We have been conducting tracking classes off and on for the past ten years in our area with 42 TD titles having been earned. Approximately 85% of these students pass their first test. For those interested in setting up tracking classes, here are some points to consider.
We try to schedule classes so that we finish within a couple of tracking tests in the area. This provides the students with a goal for which they can shoot. Most of the students have their dogs certified by the sixth or seventh week of class giving them plenty of time to enter.
Because of the time devoted to each student during the actual class, class size is limited to six students. Generally I figure 2 to 4 hours for the class. Students are charged a fee for the class. This encourages class attendance and following through with the program. It also is an added incentive for the instructor to do his test.
Land can be a problem. We have about 50 acres of pasture available that we use for the first two to three weeks of class.
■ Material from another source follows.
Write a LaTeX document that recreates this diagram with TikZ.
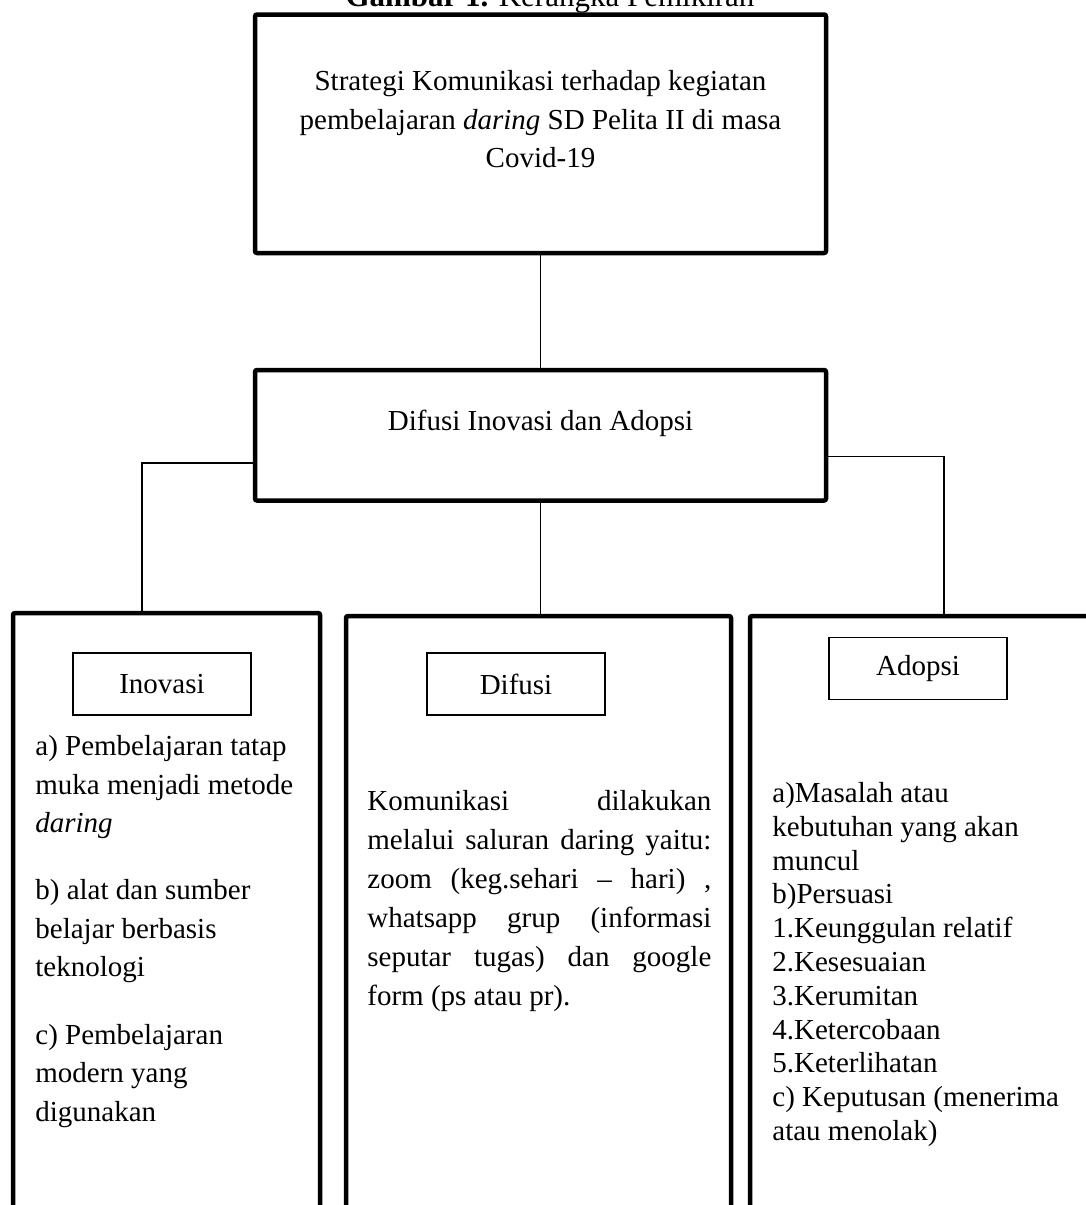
\documentclass[tikz,border=0pt]{standalone}
\usepackage{fontspec}
\setmainfont{Liberation Serif}

\begin{document}
\begin{tikzpicture}[x=0.5pt, y=-0.5pt,
  font=\fontsize{14.5}{19.25}\selectfont,
  bigbox/.style={draw, line width=2.25pt, rounded corners=1pt, inner sep=0pt},
  labelbox/.style={draw, line width=0.6pt, minimum width=89pt, minimum height=31pt, inner sep=0pt},
  wire/.style={line width=0.7pt},
  bodytext/.style={anchor=base west, inner sep=0pt, align=left}]

\useasboundingbox (0,0) rectangle (1086,1205);
\clip (0,0) rectangle (1086,1205);

\node[anchor=base, inner sep=0pt, font=\fontsize{15.5}{18}\selectfont] (title) at (550,6.5) {\textbf{Gambar 1.} Kerangka Pemikiran};

\node[bigbox, minimum width=285.5pt, minimum height=119.25pt, align=center, text height=48.5pt, text depth=14.75pt] (strategi) at (540.5,133.75) {Strategi Komunikasi terhadap kegiatan\\ pembelajaran \textit{daring} SD Pelita II di masa\\ Covid-19};

\node[bigbox, minimum width=285.5pt, minimum height=65.25pt, text height=9.9pt, text depth=15.15pt] (difinov) at (540.5,435.25) {Difusi Inovasi dan Adopsi};

% kolom bawah
\node[bigbox, minimum width=153.5pt, minimum height=343.5pt] (inovasi) at (166.5,956.5) {};
\node[bigbox, minimum width=192.5pt, minimum height=342pt] (difusi) at (538.5,958) {};
\node[bigbox, minimum width=200pt, minimum height=342pt] (adopsi) at (950,958) {};

\node[labelbox] (inovasititle) at (162,684) {Inovasi};
\node[labelbox] (difusititle) at (516,684) {Difusi};
\node[labelbox] (adopsititle) at (918,668.5) {Adopsi};

\coordinate (lknee) at (142,463);
\coordinate (rknee) at (944,456.5);

\draw[wire] (strategi) -- (difinov);
\draw[wire] (difinov.west |- lknee) -- (lknee) -- (lknee |- inovasi.north);
\draw[wire] (difinov.east |- rknee) -- (rknee) -- (rknee |- adopsi.north);
\draw[wire] (difinov.south) -- (difinov.south |- difusi.north);

% isi kolom (base = baris terakhir)
\node[bodytext] (inovasitext) at (35,1121) {a) Pembelajaran tatap\\ muka menjadi metode\\ \textit{daring}\\[14.35pt] b) alat dan sumber\\ belajar berbasis\\ teknologi\\[14.35pt] c) Pembelajaran\\ modern yang\\ digunakan};

\node[bodytext, font=\fontsize{14.5}{19.45}\selectfont] (difusitext) at (367,1005) {\makebox[172pt][s]{Komunikasi dilakukan}\\ \makebox[172pt][s]{melalui saluran daring yaitu:}\\ \makebox[172pt][s]{zoom (keg.sehari – hari) ,}\\ \makebox[172pt][s]{whatsapp grup (informasi}\\ \makebox[172pt][s]{seputar tugas) dan google}\\ form (ps atau pr).};

\node[bodytext, font=\fontsize{14.5}{16.9}\selectfont] (adopsitext) at (772,1140.5) {a)Masalah atau\\ kebutuhan yang akan\\ muncul\\ b)Persuasi\\ 1.Keunggulan relatif\\ 2.Kesesuaian\\ 3.Kerumitan\\ 4.Ketercobaan\\ 5.Keterlihatan\\ c) Keputusan (menerima\\ atau menolak)};

\end{tikzpicture}
\end{document}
For the remainder of the classes, we move to a 300 acre area where we hold our club tracking tests. It is best to have plenty of land available in one place to reduce the amount of moving from one area to another. It is important to be sure you have permission of the land owner and that he understands what is involved. Littering is forbidden and everyone is to be absolutely sure that gates are not left open. If crop land is used, be sure that if crops are changed, it is okay to continue to use that land. Certain crops can not take much pressure and should not be used. Finally it should be stressed that dogs will be on lead or under absolute control while in the fields. There is nothing worse than having a dog running cattle and causing injure to livestock.
When a prospective student calls about tracking classes, his name is placed on a list. When 6 to 10 names are on the list, each is sent a letter outlining the program and what will be expected of them during class and daily homework sessions. We paint a grim picture so that those who do not have the time or are not really motivated drop out before we get started. Classes are held regardless of weather. Those who are not willing to work under these conditions are also encouraged to think twice before starting. We begin with a two hour seminar covering the olfactory anatomy of the dog, scent theories and the training program. Movies and video tapes showing weekly progress of typical students are shown so that students see what can be accomplished and what to expect from week to week. We stress learning how to lay tracks and remembering where they go. Handling is probably the most important area we teach. Good handling techniques make the whole process easier for the dog and handler as well as producing a more reliable dog. After completing the first assignments for a given 4 to 6 additional assignments to be completed by the next class. Most students lay their own tracks during the week and we do not find this to be a problem since in class other students are the track-layers.
The instructor’s responsibility is to establish a training program and encourage students to follow through. He should also be able to evaluate problems and suggest solutions. In many cases problems develop because students are not made aware of proper handling techniques. Pointing out what might happen if things are done incorrectly is just as important as seeing they are done correctly to begin with.
Tracking classes unlike obedience classes are much more time consuming and held in all kinds of weather. Consider carefully before setting them up but be prepared for a feeling of pride and accomplishment when your students earn their T’s.